The Practice and Politics of Reading, 650-1500
by Daniel Donoghue, James Simpson, Nicholas Watson, Anna Wilson (eds.) 2022
About the Authors
Daniel Donoghue is Professor of English at Harvard University. His research explores Old English, Middle English, the History of English, Medievalism and Cognitive Literary Studies.
James Simpson teaches English at Harvard University. He publishes on a wide range of topics in on late medieval and early modern Western European Literature.
Nicholas Watson teaches English at Harvard University. His research focuses on medieval English and North European literature, intellectual history, visionary writing and the role of the written vernacular.
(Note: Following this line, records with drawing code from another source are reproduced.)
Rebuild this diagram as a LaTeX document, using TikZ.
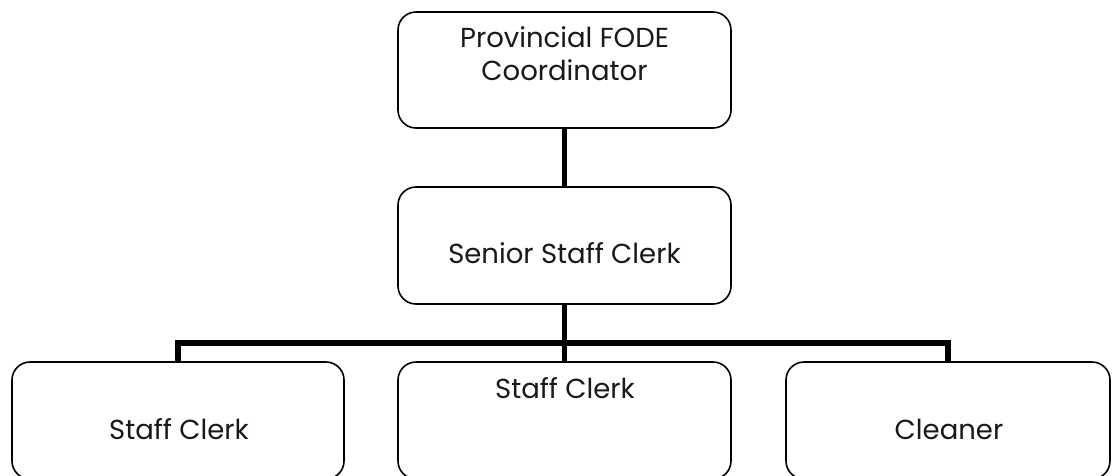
\documentclass[tikz,border=0pt]{standalone}
\usepackage{fontspec}
\setmainfont{Poppins}
\begin{document}
\begin{tikzpicture}[x=1pt,y=-1pt,
  orgbox/.style={draw=black, line width=1.6pt, rounded corners=18pt, fill=white, inner sep=0pt, minimum height=116pt},
  lbl/.style={anchor=base, inner sep=0pt, font=\fontsize{27.5}{33}\selectfont, text=black!90},
  conn/.style={draw=black, line width=5.5pt, line join=miter}]
\clip (0,0) rectangle (1112,475);
\fill[white] (0,0) rectangle (1112,475);
\node[orgbox, minimum width=333pt] (top) at (564.5,70) {};
\node[orgbox, minimum width=333pt, minimum height=117pt] (mid) at (564.5,245.5) {};
\node[orgbox, minimum width=332pt, minimum height=117pt] (bl) at (178,420.5) {};
\node[orgbox, minimum width=333pt, minimum height=117pt] (bm) at (564.5,420.5) {};
\node[orgbox, minimum width=324pt, minimum height=117pt] (br) at (948,420.5) {};
\coordinate (bus) at (564.5,343);
\draw[conn] (top.south) -- (mid.north);
\draw[conn] (mid.south) -- (bm.north);
\draw[conn] (bl.north) -- (bl.north |- bus) -- (br.north |- bus) -- (br.north);
\node[lbl] (t1) at (564.5,47) {Provincial FODE};
\node[lbl] (t2) at (564.5,80) {Coordinator};
\node[lbl] (tm) at (564.5,263) {Senior Staff Clerk};
\node[lbl] (tbl) at (179,439) {Staff Clerk};
\node[lbl] (tbm) at (565,398) {Staff Clerk};
\node[lbl] (tbr) at (949,439) {Cleaner};
\end{tikzpicture}
\end{document}
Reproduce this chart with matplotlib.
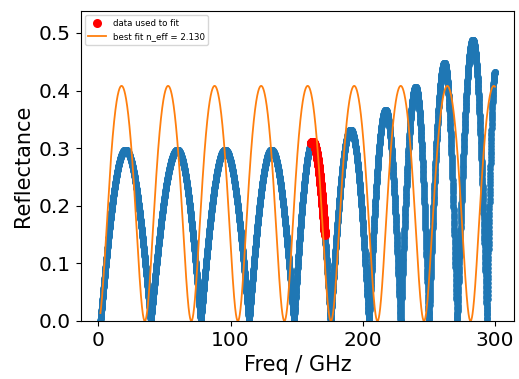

Anna Wilson teaches English at Harvard University. Her research interests include Medieval English literature and literary culture, fanfiction and fan communities, and medieval gender, sexuality, and race.
About the Book
A new look at how reading was practised and represented in England from the seventh century to the beginnings of the print era, finding many kinships between reading cultures across the medieval longue durée.
Even as it transforms human cultures, routines, attention spans, and the wiring of our brains, the media revolution of the last few decades also urges a reconsideration of the long history of reading. The essays in this volume take a new look at how reading was practised and represented in England from the seventh century to the beginnings of the print era, using texts from Aldhelm to Malory and Wynkyn de Worde, arguing that whether unpicking intricate Latin, contemplating image-texts, or participating in semiotically-rich public rituals, reading cultivated and energized the subject’s values, perceptions, and attitudes to the world.
Part I, “Practices of Reading”, asks how writers, scribes and artists engaged readerly attention through textual layout, poetic form, hermeneutic difficulty, or images, while Part II, “Politics of Reading”, explores how different textual communities manipulated the anxieties and opportunities for education, moral improvement or entertainment associated with reading; particular topics addressed include Bible translation and exegesis, page layout, literary form and readerly practice, fiction, hermeneutics, and performance. Although it understands reading as culturally and technologically localized, the book finds many kinships between reading cultures across the medieval longue durée and the literatures and literacies that proliferate today.